Among the top five PE exits, iGate’s strategic stake sale to Capgemini, pegged at over $1 billion, allowed Apax Partners to exit its holding in the company. Likewise, Baring Asia exited its investment in Lafarge India via the buyback route in a deal valued at around $300 million.
PE exits in CY 2015 also include stake sale via open market transactions by investment firms including Chrys Capital, KKR, Tiger Global, Apollo Management and GIC that had invested in sectors like banking, telecom, IT, media and FMCG.
For example, Chrys Capital offloaded its stake in ING Vysya Bank for $137 million, returning 3.6 times to investors. PE giant Tiger Global had partly exited Just Dial by selling 3.41% stake in it for $50 million, giving a return of 14 times to investors. Singapore’s sovereign wealth fund GIC exited investment in FMCG company Marico, with a return multiple of 1.95 times, at $34 million.
Similarly, KKR marked its first exit in the country by selling its entire holding of 2.5% in telecom tower company Bharti Infratel for $136 million. KKR had invested in Bharti Infratel in 2008 and this was its second investment in India. Apollo Global Management partly exited its investment in media and entertainment company Dish TV by selling 3% stake for $41 million, securing a return multiple of 2.06 times.

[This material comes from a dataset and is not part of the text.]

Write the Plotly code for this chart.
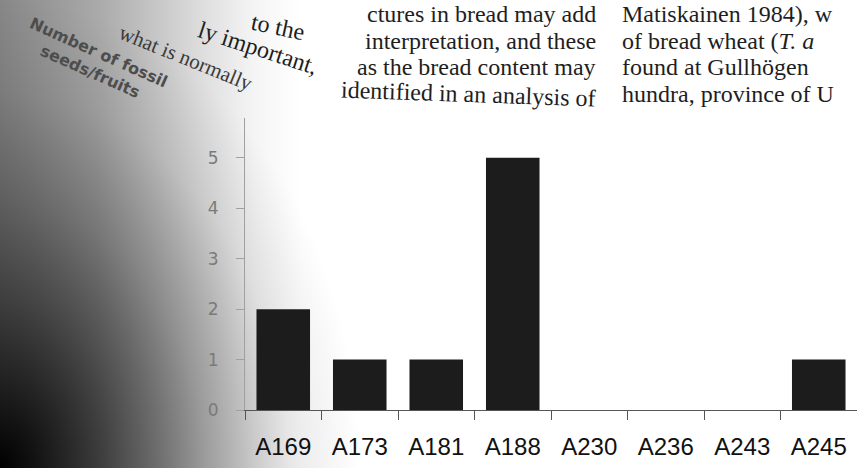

American PE firms KKR and Apollo Global Management, counted amongst the largest PE firms in the world, made their maiden investments in the country during 2006 and 2009, respectively.
A lot of PE firms tend to remain invested in portfolio companies for a period of five to eight years and exit these investments at a premium at the end of this tenure. PE funds invested around $19 billion in India in 2007, the highest quantum of PE investment made into the country in a single year ever. This was followed by investments of around $10 billion in 2008.
“Promoter buyback and secondary sales will be the preferred options for most PE players, since there is a bit of inertia in the IPO market with the experience of investors not being very positive,” said Harish HV, partner at Grant Thornton India, adding, “However, a few good IPOs can revive investor appetite.”